Контраст с ночными тренировками был разителен: там на льду были Мастера, для которых кататься было так же естественно, как дышать. Здесь – двое немолодых людей, отчаянно, но тщетно пытающихся скрыть свой возраст. Эти попытки – нелепые, а главное, абсолютно ненужные – напрочь заслоняли катание пары и заставляли вспомнить высказывание выдающегося русского хореографа Игоря Моисеева: «Танцевать можно и в тридцать лет, и в шестьдесят. Но в шестьдесят на это не надо смотреть…»
О разговоре на чемпионате мира в Лозанне в марте 1997-го мы договаривались заранее, по телефону. Несмотря на это, встреча получилась натянутой. Протопопов достал из папки небольшую вырезку из газеты «Спорт-Экспресс», где в моей статье говорилось о том, что выдающаяся в прошлом пара по-прежнему намерена выступить на Играх в Нагано, но что и в Международном союзе конькобежцев, и в Швейцарской федерации фигурного катания к этому относятся довольно неодобрительно. Информацию я получила от него самого, в телефонном разговоре, причем беседа была автоматически записана мной на пленку редакционного автоответчика.
– Это вы писали? – сухо осведомился Протопопов. – Я бы посоветовал вам проверять факты. Из вашего материала следует, что нас не очень-то и любят, а это не так.
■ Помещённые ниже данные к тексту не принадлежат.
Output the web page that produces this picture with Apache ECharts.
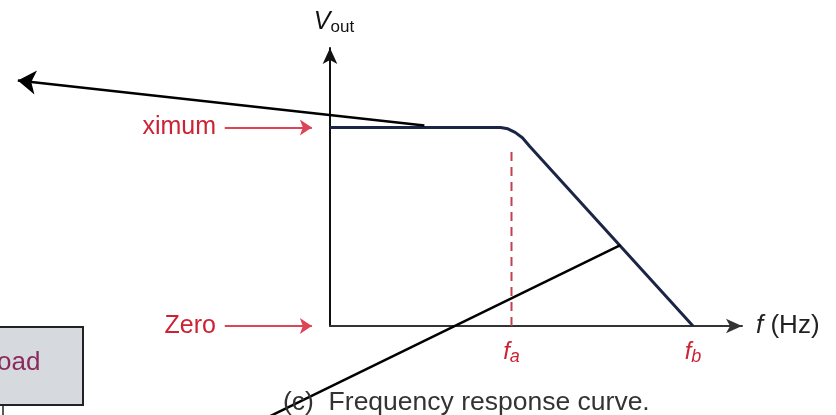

Вы пишете, что нас «забыли» пригласить на чемпионат. Это тоже не соответствует истине: мы приглашены как почетные гости и во время соревнований по парному катанию будем сидеть вон там. – Протопопов указал на противоположную журналистской трибуну, где в три ряда располагались сиденья с высокими спинками.
На мою попытку возразить («Вы же сами мне говорили…») Протопопов отрезал:
– Значит, вы просто меня неправильно поняли.
Продолжать спор я не стала. Хотя уже знала, что Протопоповы аккредитованы на чемпионате «по знакомству», в качестве помощников российского комментатора, и живут в самой дешевой из гостиниц, за которую платят сами.
Во время финала в парном катании они по-прежнему сидели на трибуне прессы.
В разговоре у Протопопова появилась привычка расправлять плечи и слегка вскидывать подбородок, перед тем как ответить на вопрос. А может быть, я просто не замечала этого раньше.